Monday, August 12, 2013

when you're

borderline drunk - the perfect combination between tipsy and tipping over sideways, the best thing that you can do is network. But if you network, arrange a gettaway car to pick you up on the hour or you might stare into the eyes of some tall, dark handsome stranger for a little too long when your tall, dark handsome stranger awaits you in your gettaway car. But write about it. Write about the time that you were brave enought to network with random strangers, the time that you didn't let your social anxiety get the best of you. The time that you downed a beer and told strangers about your life without the awkward pauses, instead with the smile that radiates from the gender-neutral bathroom mirror (holy urinal!) when you've had two kiltlifters on an empty stomach. (which, btw, is that smile, that wink-and-point "you're looking good kid" when you know that it's past time to go home.)

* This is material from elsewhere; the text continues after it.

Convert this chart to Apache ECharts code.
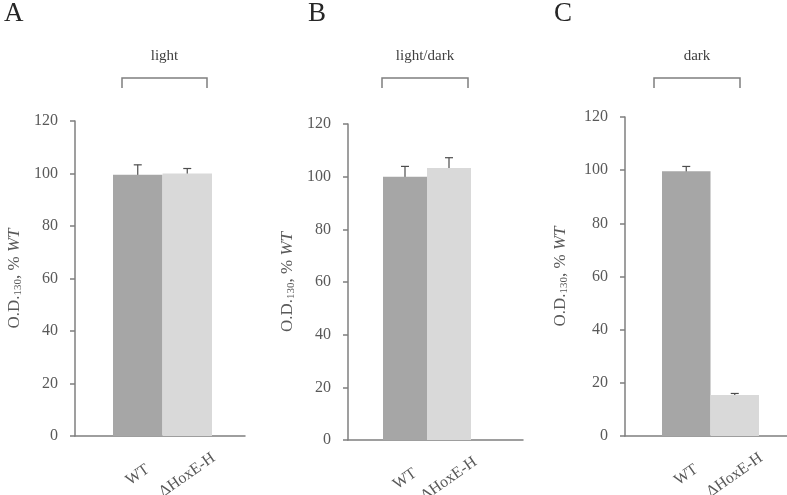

And then, late in the happy hour, folks show up who don't drink. Who are these people, sipping water, and what do they want with me and my smile and my leaning in and my arm resting on their arm, comforting, the perfect combinbation of listening and tipsy and I've-never-cared-about-anything-in-the-world-more-than-your-nonprofit-lifestyle.

My carriage awaits. It's good to have a rescue, a stratch-your-nose-it's-time-to-go-buddy sitting across the table. And even better: prince charming, pulling up in your shared chariot.

We live big, brave lives in 930 square feet. For shy people, I am brave, sometimes, and I am so brave with two beers. I could take on the world, sometimes. I swear.

This is what being an adult it all about, right?

Wednesday, August 7, 2013

Refreshed

I'm coming back from a vacation that I needed more than anything in the world. And while I only missed three days of work, I came back to the office feeling off-orbit. It didn't help that the CEO had resigned the day before at 4:51pm, via email from his executive assistant. But still, it felt like I'd walked back into the office before an earthquake - the animals sensed it and flew away. I spent the day trying to get back into the rhythm of the place. And while I'm nowhere near the top to be playing game of thrones, I'm sure that wheels spun and alliances are beginning.

Now I'm home, still feeling disoriented - how did I get here? what year is it? - but two glasses of wine in, I'm feeling good. Matt is cooking dinner. Together, we made some resolutions. Together, we went for a run this morning. Together, we are in this for the long haul. One day at a time.

I'm working at re-discovering my equilibrium. I want to re-discover the things that make me happy: long runs on the canal. Walks of wonderment. How to write. Being present. I want to be more present in my own life than ever before.